Alchemy had no place here, and so to him, did freedom.

Into the room he was lead, nudged (pushed he would
have said), and a woman with a cold eyes behind small glasses stared at him
as best as she could through the myopia. One of the men shoved him into a backless
chair, had to nearly restrain him as he started screaming that the hands were
tight, too fucking tight, and didn't they know that he could break his arm?

The questions started, almost immediately, and the crisp,
clipped voice broke the hold of hysteria long enough for a moment of rationale
to break through. What was his name? Where was he? What year was it? What was
his birthday?

What did he mean, 'his brother in armor'?

What military reigned?

Why was he here?

"Because I didn't have a choice," he whispered, his lips
dry, cracked. Why wouldn't they give him water; he had asked so nicely for it
a few hours ago. "Because the Gate made me."

The scratch of lead over paper riddled the air with accusations,
before her dead eyes gazed over at him once more. "What is 'Envy'?"

He hated the question, the gaze, the exploratory answers
he was expected to give. Holding his right arm to his chest, cradling it, he
glowered and spoke through grinding teeth. "Some creature that needs to die.
The reason I'm here."

More writing, and he ached to see what it said, what they
thought. He scowled, slouching a little in the chair, breathing air too thick
for his small lungs to process. Nothing was said while she scribbled mystery
words, nothing broke the silence other than the gritting, grinding script over
paper, files, folders that would make up his life, his history, his future.

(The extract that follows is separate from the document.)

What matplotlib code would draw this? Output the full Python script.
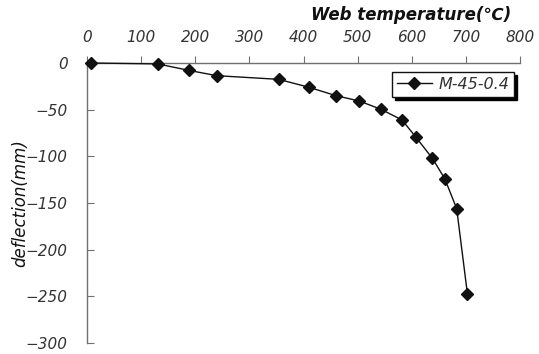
import matplotlib
matplotlib.use("Agg")
import matplotlib.pyplot as plt

# Web temperature (C) vs deflection (mm)
temperature = [7, 131, 189, 240, 354, 410, 460, 503, 543, 582, 607, 638, 661, 683, 703]
deflection = [0, -1, -8, -13.6, -17.5, -26, -35, -40.7, -49.6, -61, -79, -102, -124, -156, -248]
series_label = "M-45-0.4"

x_ticks = list(range(0, 801, 100))
y_ticks = list(range(0, -301, -50))

plt.rcParams['font.family'] = ['DejaVu Sans']

fig = plt.figure(figsize=(5.39, 3.54), dpi=100)
ax = fig.add_axes([87 / 539, 1 - 343 / 354, (520 - 87) / 539, (343 - 63) / 354])

ax.plot(temperature, deflection, color='#111111', lw=1.0, marker='D',
        markersize=6, markerfacecolor='#111111', markeredgecolor='#111111',
        label=series_label, clip_on=False, zorder=3)

ax.set_xlim(0, 800)
ax.set_ylim(-300, 0)
ax.set_xticks(x_ticks)
ax.set_yticks(y_ticks)

ax.xaxis.tick_top()
ax.spines['bottom'].set_visible(False)
ax.spines['right'].set_visible(False)
for s in ('top', 'left'):
    ax.spines[s].set_color('#707070')
    ax.spines[s].set_linewidth(1.0)

ax.tick_params(axis='x', direction='out', length=5, color='#707070', pad=8,
               labelsize=11, labelcolor='#333333')
ax.tick_params(axis='y', direction='in', length=5, color='#707070', pad=14,
               labelsize=11, labelcolor='#333333')
for lab in ax.get_xticklabels() + ax.get_yticklabels():
    lab.set_fontstyle('italic')

fig.text(511 / 539, 1 - 15 / 354, "Web temperature(℃)", ha='right', va='center',
         fontsize=12, fontweight='semibold', fontstyle='italic', color='#111111')
fig.text(20 / 539, 1 - 203 / 354, "deflection(mm)", ha='center', va='center',
         rotation=90, fontsize=12, fontstyle='italic', color='#111111')

leg = ax.legend(loc='upper left', bbox_to_anchor=(0.704, 0.967), borderaxespad=0,
                fancybox=False, framealpha=1, edgecolor='#111111',
                shadow={'color': 'black', 'alpha': 1}, handlelength=2.2,
                handletextpad=0.4, borderpad=0.3, prop={'style': 'italic', 'size': 11.5})
leg.get_frame().set_linewidth(1.0)
for t in leg.get_texts():
    t.set_color('#333333')

fig.savefig("out.png", dpi=100)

"Second wing," came the disinterested, bored tone at long
blessed last, and she handed the file to one of the escorts in white. "Give
this to Dr. Ligure after you put him in room three-oh-seven. It's a single.
We'll work him in with the others later.

"And don't forget to stop by and see Ilsa about the dosage
for tonight."

The chair was traded for a long, lonely walk down an echoing
hallway, and fears were given wings to drift on.


The blue eyes stared through the window, watching him,
watching the figure as he took the pen over the white walls, drawing circles
and sigils, serpents and crosses. Al swallowed the lump in his throat, his fingers
running over the glass, twirling little lines over it, following the motions
the boy in the room, that sweep, that arch, that heady twist.

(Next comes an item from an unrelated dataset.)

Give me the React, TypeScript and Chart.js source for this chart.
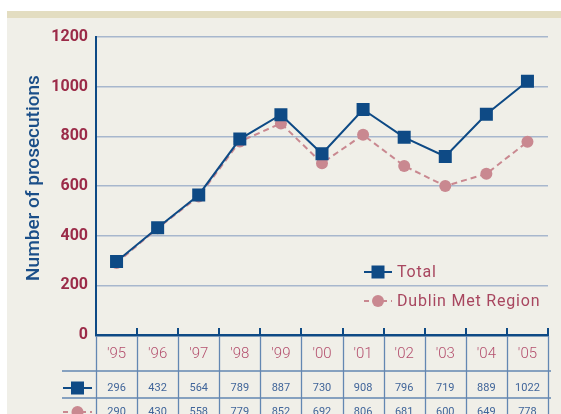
import React, { useEffect, useRef } from "react";
import { Chart, registerables } from "chart.js";

Chart.register(...registerables);

const years = ["'95", "'96", "'97", "'98", "'99", "'00", "'01", "'02", "'03", "'04", "'05"];
const totalValues = [296, 432, 564, 789, 887, 730, 908, 796, 719, 889, 1022];
const dublinValues = [290, 430, 558, 779, 852, 692, 806, 681, 600, 649, 778];
const seriesLabels = ["Total", "Dublin Met Region"];
const yTitle = "Number of prosecutions";
const yMin = 0;
const yMax = 1200;
const yStep = 200;

const BLUE = "#0e4a85";
const PINK = "#c98890";
const MAROON = "#9b2b48";
const LABEL_PINK = "#a8465f";
const GRID = "#a7b7cd";
const TABLE_LINE = "#6387b2";
const TABLE_TEXT = "#40659a";
const FONT = "Roboto, 'DejaVu Sans', sans-serif";

function drawSquare(ctx: CanvasRenderingContext2D, x: number, y: number, s: number) {
  ctx.fillStyle = BLUE;
  ctx.fillRect(x - s / 2, y - s / 2, s, s);
}
function drawCircle(ctx: CanvasRenderingContext2D, x: number, y: number, r: number) {
  ctx.fillStyle = PINK;
  ctx.beginPath();
  ctx.arc(x, y, r, 0, Math.PI * 2);
  ctx.fill();
}
function seriesIcon(ctx: CanvasRenderingContext2D, idx: number, x0: number, x1: number, y: number) {
  ctx.save();
  ctx.lineWidth = 2;
  if (idx === 0) {
    ctx.strokeStyle = BLUE;
    ctx.setLineDash([]);
  } else {
    ctx.strokeStyle = PINK;
    ctx.setLineDash([5, 4]);
  }
  ctx.beginPath();
  ctx.moveTo(x0, y);
  ctx.lineTo(x1, y);
  ctx.stroke();
  ctx.setLineDash([]);
  const cx = (x0 + x1) / 2;
  if (idx === 0) drawSquare(ctx, cx, y, 13);
  else drawCircle(ctx, cx, y, 6);
  ctx.restore();
}

const decorPlugin = {
  id: "decor",
  beforeDraw(chart: any) {
    const ctx: CanvasRenderingContext2D = chart.ctx;
    const w = chart.width;
    const h = chart.height;
    ctx.save();
    ctx.fillStyle = "#ffffff";
    ctx.fillRect(0, 0, w, h);
    ctx.fillStyle = "#f0efe8";
    ctx.fillRect(7, 11, w - 7, h - 11);
    ctx.fillStyle = "#e3ddc1";
    ctx.fillRect(7, 11, w - 7, 7);
    ctx.restore();
  },
  afterDraw(chart: any) {
    const ctx: CanvasRenderingContext2D = chart.ctx;
    const xs = chart.scales.x;
    const area = chart.chartArea;
    const n = years.length;
    const colW = (area.right - area.left) / n;
    const axisY = area.bottom;
    ctx.save();

    // tick marks pointing up at column boundaries
    ctx.strokeStyle = BLUE;
    ctx.lineWidth = 2;
    for (let k = 1; k <= n; k++) {
      const bx = Math.round(area.left + k * colW);
      ctx.beginPath();
      ctx.moveTo(bx, axisY);
      ctx.lineTo(bx, axisY - 7);
      ctx.stroke();
    }

    // table lines
    ctx.strokeStyle = TABLE_LINE;
    ctx.lineWidth = 1.3;
    for (let k = 0; k <= n; k++) {
      const bx = Math.round(area.left + k * colW) + 0.5;
      ctx.beginPath();
      ctx.moveTo(bx, axisY + 1);
      ctx.lineTo(bx, chart.height);
      ctx.stroke();
    }
    const rowLines = [371, 398];
    rowLines.forEach((ry) => {
      ctx.beginPath();
      ctx.moveTo(62, ry);
      ctx.lineTo(551, ry);
      ctx.stroke();
    });

    // table values
    const rows = [totalValues, dublinValues];
    const rowY = [388, 412];
    ctx.font = `11px ${FONT}`;
    ctx.fillStyle = TABLE_TEXT;
    ctx.textAlign = "center";
    ctx.textBaseline = "middle";
    rows.forEach((vals, r) => {
      vals.forEach((v, i) => {
        ctx.fillText(String(v), xs.getPixelForValue(i), rowY[r]);
      });
    });
    // row icons
    seriesIcon(ctx, 0, 63, 92, rowY[0]);
    seriesIcon(ctx, 1, 63, 92, rowY[1]);

    // legend inside plot
    const legY = [272, 301];
    seriesLabels.forEach((lab, i) => {
      seriesIcon(ctx, i, 364, 392, legY[i]);
      ctx.save();
      ctx.font = `16px ${FONT}`;
      (ctx as any).letterSpacing = "0.8px";
      ctx.fillStyle = LABEL_PINK;
      ctx.textAlign = "left";
      ctx.textBaseline = "middle";
      ctx.fillText(lab, 397, legY[i] + 1);
      ctx.restore();
    });

    // y title
    ctx.translate(34, 178);
    ctx.rotate(-Math.PI / 2);
    ctx.font = `500 19px ${FONT}`;
    ctx.fillStyle = "#1a4e88";
    ctx.textAlign = "center";
    ctx.textBaseline = "middle";
    ctx.fillText(yTitle, 0, 0);
    ctx.restore();
  },
};

export default function App() {
  const canvasRef = useRef<HTMLCanvasElement | null>(null);
  useEffect(() => {
    if (!canvasRef.current) return;
    const chart = new Chart(canvasRef.current, {
      type: "line",
      data: {
        labels: years,
        datasets: [
          {
            label: seriesLabels[0],
            data: totalValues,
            borderColor: BLUE,
            backgroundColor: BLUE,
            borderWidth: 2,
            pointStyle: "rect",
            pointRadius: 9.2,
            pointBorderWidth: 0,
            pointBackgroundColor: BLUE,
            tension: 0,
          },
          {
            label: seriesLabels[1],
            data: dublinValues,
            borderColor: PINK,
            backgroundColor: PINK,
            borderWidth: 2,
            borderDash: [6, 4],
            pointStyle: "circle",
            pointRadius: 6,
            pointBorderWidth: 0,
            pointBackgroundColor: PINK,
            tension: 0,
          },
        ],
      },
      options: {
        animation: false,
        responsive: false,
        maintainAspectRatio: false,
        layout: { padding: { left: 24, right: 13, top: 37, bottom: 0 } },
        plugins: {
          legend: { display: false },
          tooltip: { enabled: false },
        },
        scales: {
          x: {
            type: "category",
            offset: true,
            grid: { display: false, drawTicks: false },
            border: { display: true, color: BLUE, width: 2.5 },
            ticks: {
              color: "#b4506e",
              font: { family: FONT, size: 15, weight: "300" },
              padding: 10,
              maxRotation: 0,
              autoSkip: false,
            },
            afterFit: (s: any) => {
              s.height = 79;
            },
          },
          y: {
            min: yMin,
            max: yMax,
            ticks: {
              stepSize: yStep,
              color: MAROON,
              font: { family: FONT, size: 16, weight: "bold" },
              padding: 8,
              callback: (v: any) => String(v),
            },
            grid: { color: GRID, lineWidth: 1.5, drawTicks: false },
            border: { display: true, color: BLUE, width: 2 },
            afterFit: (s: any) => {
              s.width = 72;
            },
          },
        },
      },
      plugins: [decorPlugin],
    } as any);
    return () => chart.destroy();
  }, []);
  return (
    <div style={{ position: "fixed", left: 0, top: 0, width: 561, height: 414, background: "#fff" }}>
      <canvas ref={canvasRef} width={561} height={414} style={{ display: "block", width: 561, height: 414 }} />
    </div>
  );
}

He said nothing, not when the doctor was talking to his
father, not when he sat there and half heard the terms being tossed around,
that there were complexes and guilt, that "envy" had gripped his heart in a
tangled, mangled claw and thus, had become personified, landing him in this
world of make believe.

He had even tormented himself to believe his arm, his
leg...weren't...real. Metal. Cold. Something that couldn't feel, couldn't hurt,
couldn't wither. And to compensate for it with an unconscious limp...

Anti-psychotics. Drugs. Therapy. Institutions. Aggressive.

Al closed his eyes, resting his forehead on the cold glass
with a drawn out sigh. His brother, his poor Edward...how couldn't he believe
in the reality? How couldn't he see...what was right in front of him?

Hohenheim hand fell onto his shoulder, gripping it warmly,
trying to pull his son away from the scene, from the torment. Their time was
over until the next day, and then they could speak to him, finally exchange
words, could ask him how he was enjoying himself, if he... he was getting better.

Al pressed his lips to the glass, feeling it warm beneath
his mouth, and for a moment, he thought, he prayed, that Edward would turn,
would see him there, would blink those golden eyes and recognition would filter
through. He wished, he wished, he wished...

But the pen rose, a sharp line born onto the painted,
eggshell walls, and Al Heiderich turned his back on the scene for the last time
that day, his steps thick with longing pain.